Despite his complying with notice and right of first refusal requirements in A.W. Chesterton Company’s articles of organization, the court found that Arthur breached his fiduciary duty to the company and to the other shareholders.  Shareholders in a closely-held corporation in a majority of the states owe an elevated fiduciary duty to one another.  Beyond the ordinary standard of “good faith and fair dealing,” shareholders in a closely-held corporation owe to each other a duty of “utmost good faith and loyalty.”  This standard is sometimes referred to as the “strict good faith standard.”  This standard is a common-law standard and is not grounded in contract.  Therefore, even though Arthur satisfied his contractual requirements under the articles of organization, his fiduciary duties to the company and its other shareholders existed separate from the contract.

Under federal income tax law, Arthur’s transfer would have automatically terminated A.W. Chesterton Company’s advantageous tax treatment as an S-Corp.  His transfer would result in millions of dollars in additional income tax to the corporation and the shareholders.  Primarily for that reason, the court found that Arthur’s conduct did not meet the strict good faith standard and he was enjoined from consummating the transfer.  Additionally, the court noted, if Arthur was unable to find a buyer for his minority interest in A.W. Chesterton Company, he was unlikely to find a buyer for a wholly-owned corporation that owned that minority interest.

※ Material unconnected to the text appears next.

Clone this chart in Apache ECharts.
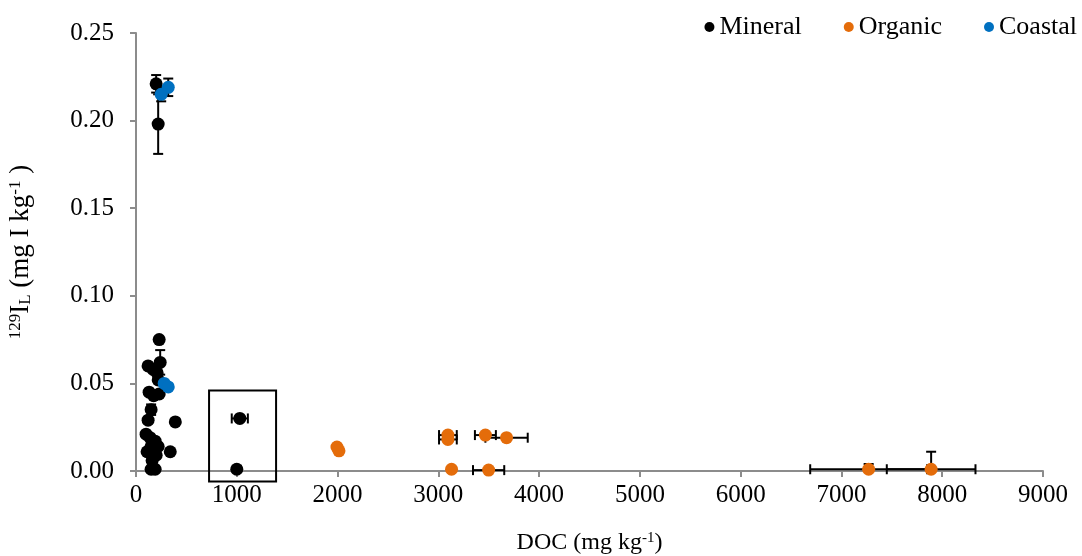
<!DOCTYPE html>
<html>
  <head>
    <meta charset="utf-8" />
    <title>129I vs DOC</title>
    <script src="https://cdn.jsdelivr.net/npm/echarts@6.0.0/dist/echarts.min.js"></script>
    <style>
      body { margin: 0; background: #fff; }
      #chart { width: 1082px; height: 556px; }
    </style>
  </head>
<body>
  <div id="chart"></div>
  <script type="text/javascript">
// DOC (mg/kg), 129I_L (mg I/kg), x error, y error
var mineralX    = [200, 220, 230, 240, 120, 170, 210, 220, 230, 130, 175, 150, 120, 390, 100, 140, 190, 150, 220, 340, 110, 200, 160, 150, 190, 1030, 1000];
var mineralY    = [0.221, 0.198, 0.075, 0.062, 0.060, 0.058, 0.056, 0.052, 0.044, 0.045, 0.043, 0.035, 0.029, 0.028, 0.021, 0.019, 0.017, 0.014, 0.014, 0.011, 0.011, 0.009, 0.006, 0.001, 0.001, 0.030, 0.001];
var mineralXErr = [0, 0, 0, 0, 0, 0, 0, 0, 0, 0, 0, 0, 0, 0, 0, 0, 0, 0, 0, 0, 0, 0, 0, 0, 0, 80, 0];
var mineralYErr = [0.005, 0.017, 0, 0.007, 0, 0, 0, 0, 0, 0, 0, 0.003, 0, 0, 0, 0, 0, 0, 0, 0, 0, 0, 0, 0, 0, 0, 0.002];

var organicX    = [1994, 2014, 3095, 3095, 3467, 3677, 3131, 3499, 7270, 7890];
var organicY    = [0.0137, 0.0115, 0.0205, 0.0180, 0.0205, 0.0190, 0.0010, 0.0005, 0.0010, 0.0010];
var organicXErr = [30, 30, 88, 88, 104, 210, 20, 155, 580, 440];
var organicYErr = [0.001, 0.001, 0.001, 0.001, 0, 0, 0.001, 0, 0.003, 0.010];

var coastalX    = [250, 320, 280, 320];
var coastalY    = [0.215, 0.219, 0.050, 0.048];
var coastalXErr = [0, 0, 0, 0];
var coastalYErr = [0.004, 0.005, 0, 0];

// highlighted box around the two mineral samples near 1000
var boxX = [725, 1390];
var boxY = [0.046, -0.006];

var serif = '"Liberation Serif", "Times New Roman", serif';

function pts(xs, ys) {
  return xs.map(function (x, i) { return [x, ys[i]]; });
}
function errs(xs, ys, xe, ye) {
  return xs.map(function (x, i) { return [x, ys[i], xe[i], ye[i]]; });
}

function renderErrors(params, api) {
  var x = api.value(0), y = api.value(1), xe = api.value(2), ye = api.value(3);
  var c = api.coord([x, y]);
  var cap = 5;
  var style = { stroke: '#000', lineWidth: 2 };
  var kids = [];
  function ln(x1, y1, x2, y2) {
    kids.push({ type: 'line', shape: { x1: x1, y1: y1, x2: x2, y2: y2 }, style: style });
  }
  if (xe > 0) {
    var l = api.coord([x - xe, y])[0];
    var r = api.coord([x + xe, y])[0];
    ln(l, c[1], r, c[1]);
    ln(l, c[1] - cap, l, c[1] + cap);
    ln(r, c[1] - cap, r, c[1] + cap);
  }
  if (ye > 0) {
    var t = api.coord([x, y + ye])[1];
    var low = y - ye;
    var b = api.coord([x, Math.max(low, 0)])[1];
    ln(c[0], t, c[0], b);
    ln(c[0] - cap, t, c[0] + cap, t);
    if (low >= 0) ln(c[0] - cap, b, c[0] + cap, b);
  }
  return { type: 'group', children: kids };
}

function renderBox(params, api) {
  var p1 = api.coord([api.value(0), api.value(1)]);
  var p2 = api.coord([api.value(2), api.value(3)]);
  return {
    type: 'rect',
    shape: { x: p1[0], y: p1[1], width: p2[0] - p1[0], height: p2[1] - p1[1] },
    style: { fill: 'none', stroke: '#000', lineWidth: 2 }
  };
}

var chart = echarts.init(document.getElementById('chart'));
var option = {
  animation: false,
  textStyle: { fontFamily: serif },
  grid: { left: 136, right: 39, top: 33, bottom: 85, outerBoundsMode: 'none', containLabel: false },
  legend: {
    data: ['Mineral', 'Organic', 'Coastal'],
    right: 0,
    top: 9,
    icon: 'circle',
    itemWidth: 10,
    itemHeight: 10,
    itemGap: 42,
    textStyle: { fontFamily: serif, fontSize: 26, color: '#000' }
  },
  xAxis: {
    type: 'value',
    min: 0,
    max: 9000,
    interval: 1000,
    name: '{b|DOC (mg kg}{sup|-1}{b|)}',
    nameLocation: 'middle',
    nameGap: 60,
    nameTextStyle: {
      rich: {
        b: { fontFamily: serif, fontSize: 24, color: '#000' },
        sup: { fontFamily: serif, fontSize: 15, color: '#000', verticalAlign: 'top' }
      }
    },
    splitLine: { show: false },
    axisLine: { lineStyle: { color: '#8c8c8c', width: 2 } },
    axisTick: { length: 6, lineStyle: { color: '#8c8c8c', width: 2 } },
    axisLabel: {
      fontFamily: serif, fontSize: 25, color: '#000', margin: 12,
      formatter: function (v) { return String(v); }
    }
  },
  yAxis: {
    type: 'value',
    min: 0,
    max: 0.25,
    interval: 0.05,
    name: '{sup|129}{b|I}{sub|L}{b| (mg I kg}{sup|-1}{b| )}',
    nameLocation: 'middle',
    nameGap: 102,
    nameTextStyle: {
      rich: {
        b: { fontFamily: serif, fontSize: 27, color: '#000' },
        sup: { fontFamily: serif, fontSize: 17, color: '#000', verticalAlign: 'top' },
        sub: { fontFamily: serif, fontSize: 17, color: '#000', verticalAlign: 'bottom' }
      }
    },
    splitLine: { show: false },
    axisLine: { show: true, lineStyle: { color: '#8c8c8c', width: 2 } },
    axisTick: { show: true, length: 6, lineStyle: { color: '#8c8c8c', width: 2 } },
    axisLabel: {
      fontFamily: serif, fontSize: 25, color: '#000', margin: 22,
      formatter: function (v) { return v.toFixed(2); }
    }
  },
  series: [
    {
      type: 'custom',
      name: 'box',
      renderItem: renderBox,
      data: [[boxX[0], boxY[0], boxX[1], boxY[1]]],
      encode: { x: [0, 2], y: [1, 3] },
      clip: false,
      silent: true,
      z: 1
    },
    {
      type: 'custom',
      name: 'errMineral',
      renderItem: renderErrors,
      data: errs(mineralX, mineralY, mineralXErr, mineralYErr),
      encode: { x: 0, y: 1 },
      silent: true,
      z: 1
    },
    {
      type: 'custom',
      name: 'errOrganic',
      renderItem: renderErrors,
      data: errs(organicX, organicY, organicXErr, organicYErr),
      encode: { x: 0, y: 1 },
      silent: true,
      z: 1
    },
    {
      type: 'custom',
      name: 'errCoastal',
      renderItem: renderErrors,
      data: errs(coastalX, coastalY, coastalXErr, coastalYErr),
      encode: { x: 0, y: 1 },
      silent: true,
      z: 1
    },
    {
      name: 'Mineral',
      type: 'scatter',
      symbolSize: 13,
      itemStyle: { color: '#000000', opacity: 1 },
      data: pts(mineralX, mineralY),
      z: 3
    },
    {
      name: 'Organic',
      type: 'scatter',
      symbolSize: 13,
      itemStyle: { color: '#E46C0A', opacity: 1 },
      data: pts(organicX, organicY),
      z: 3
    },
    {
      name: 'Coastal',
      type: 'scatter',
      symbolSize: 13,
      itemStyle: { color: '#0070C0', opacity: 1 },
      data: pts(coastalX, coastalY),
      z: 3
    }
  ]
};
chart.setOption(option);
  </script>
</body>
</html>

Arthur found himself in an unenviable position: unhappy with A.W. Chesterton Company’s management and performance, but unable to divest himself of his holdings and reinvest the proceeds elsewhere.  Perhaps he could have come up with a better solution, but Arthur most certainly felt constrained from dealing with his significant holdings in the company as he thought best.

Unfortunately, Arthur’s position is common in closely-held family companies.  Advanced recognition that family members may not want to remain business partners indefinitely provides opportunities for amicable separation.  Creating avenues for family members to find productive solutions to business disagreements reduces the likelihood that any owner will breach his fiduciary duties to the others.  And, more importantly, failure to plan for an amicable business separation invites turmoil within the company as well as the undoing of family relationships—precisely what the founders of most family companies seek to avoid.

DISCLAIMER: Because of the generality of this update, the information provided herein may not be applicable in all situations and should not be acted upon without specific legal advice based on particular situations.